In your example, I see that whenever the value of the cache entry changes, the key also changes since the timestamp is part of the key.
You said that the
updated_at
timestamp is present in the key "to help ensure that it doesn't get stale if a user is updated" but at first look it would seem neater if the timestamp was part of the value (object) instead of being part of the key and it could serve the same purpose.Also, having the timestamp included in the key means that just the user id is not enough to construct the desired key, which I think adds complexity to the client code.
How does the application code retrieves a specific cache entry value?
Does it use a wildcard for the timestamp part of the key?
To sum up, what are the advantages of having mutable keys when compared with the immutable cache keys which I have described above?
Thanks in advance!
The advantage to having the keys change is that you never need to worry about updating or deleting them which can add a lot of code complexity. Instead, if I have a user with an
id
andfollowed_at
timestamp that I use to storefollower_count
then any time thatlast_followed_at
timestamp changes(ie a follower is added or removed) my cache request:will create a new key to store the new count. The old key will simply expire. Now every time I request that key until it changes again I use the
id
andlast_followed_at
timestamp and the cache will return the correct key.If I do not use the
last_followed_at
timestamp then every time the follower count changes I have to add additional code to delete the old cache key. By using the timestamp this code is not needed.Ok, now I fully understand it.
So the entries in your cache are actually immutable (both the key and the value never change) and whenever you need to store a new value (i.e., increase the number of followers for a specific user), you just create a new cache entry with the new key (the timestamp being the part which is different from the previous entry key) and also with the new value.

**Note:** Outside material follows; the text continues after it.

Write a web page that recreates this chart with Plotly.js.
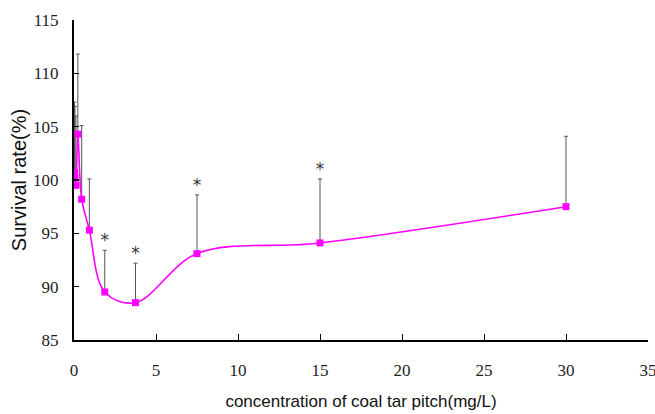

BTW, I previously missed the fact that the
last_followed_at
is an instance field of theUser
object.And as you explained, this way the application code does not bother to delete the outdated cache entries because they will be purged by Redis automatically at the expiration time.
The only drawback I see with this approach is that you are keeping outdated entries in the cache for longer than strictly needed (until expiration time) but you also explained that data space is not a constraint in your case so far, hence, it is a fair compromise in order to remove complexity from the application code.
Everything makes sense now, thank you!
WOOT! Glad I was able to explain it better!
To be clear, we do this for a lot of really simple keys, but in the future, any keys that are very large we would likely plan to remove them as soon as they become invalid rather than letting them hang around. Or, as you said, start removing them more aggressively if cache size becomes a problem.
I am still confused by the reasoning you have provided, Molly. I may be missing something?
Redis inserts/updates a key using the SET command. It automatically overwrites the value of a key if the same key is provided again. So you do not have to worry about writing new code to update, where ever you are currently saving to Redis when the follower count changes with a new key, you can just save the follower count with the same old key?
With your current approach you first need to query for the "last_followed_at" value, then only can you query the user-follow-count? (The "last_followed_at" value may be part of the User object which has already been retrieved but you are still looking it up, yes?) But if you have the same key which is always updated, it is never stale.
And as you mention in your follow up comment, that you'll implement deletion for larger keys as they become invalid, but then you are introducing that same code complexity you were trying to avoid? (Though as per my understanding stated above, I don't believe there is code complexity to be added.)
I guess Victor's initial question remains unclear to me, "what are the advantages of having mutable keys when compared with the immutable cache keys"?
The real advantage here is that Rails has this handy
fetch
method which will default look for a key, if it is there return it, if it is not it will set it. This means we can do ALL the work we need to with this key in this single fetch block rather than having to set up aset
ANDdel
command.Ever written anything on "caching for beginners"?
I have written multiple posts on caching but none that are tailored specifically for beginners. What kinds of things do you think would be valuable to cover? I might add it to my list of things to write about 😊
How did you learn about caching?
I learned about caching by reading about it then using it on the job
Makes sense. It's one of those things that's tough for beginners I think because it doesn't make a ton of sense on small personal projects. Sort of like testing.
You seem to know a lot about it, so if you're able to channel your inner-beginner and reflect on things you wish you knew or were explained better way back when you first learned it and turn that into an article... I think that would make an excellent post!
A little while ago I started a Level Up Your Ruby Skillz series and I just started a post that will make caching the next topic covered 😎
Nice guide, really happy to see how it worked! Also, a nice tip - if you use Redis for ActiveJob as well, it's good to keep namespaces separate for cache and jobs. Otherwise, while cleaning cache, you can drop enqueued jobs - oops! 🤷♂️
Nice, I really love the war story on it and what to look out for when migrating.
Oh well, thank you! We are currently looking into caching db requests and testing redis atm. Have you tested Gunjs yet? Wondering what the differences, use cases and pro/cons are between this and redis. It seems faster and way better developed as I can see from the GitHub repo. Maybe you gonna write a next post about that? :) would love to read that as well!
We did not test that and will be sticking with Redis for the foreseeable future. But if you end up testing Gunjs I would love to know how it compares!
Very nice!! I am just curious Molly, did you have a rough idea how much the flip could save before you made the suggestion?
Based on what I saw being cached in the app 75 GB seemed absurd. My guess was that we would get down to between 5-10GB but we ended up even lower than that which made me pretty happy. That guess was based on what I was seeing being cached and the fact that at my previous company we were caching way more data and our cache size was between 10-15GB.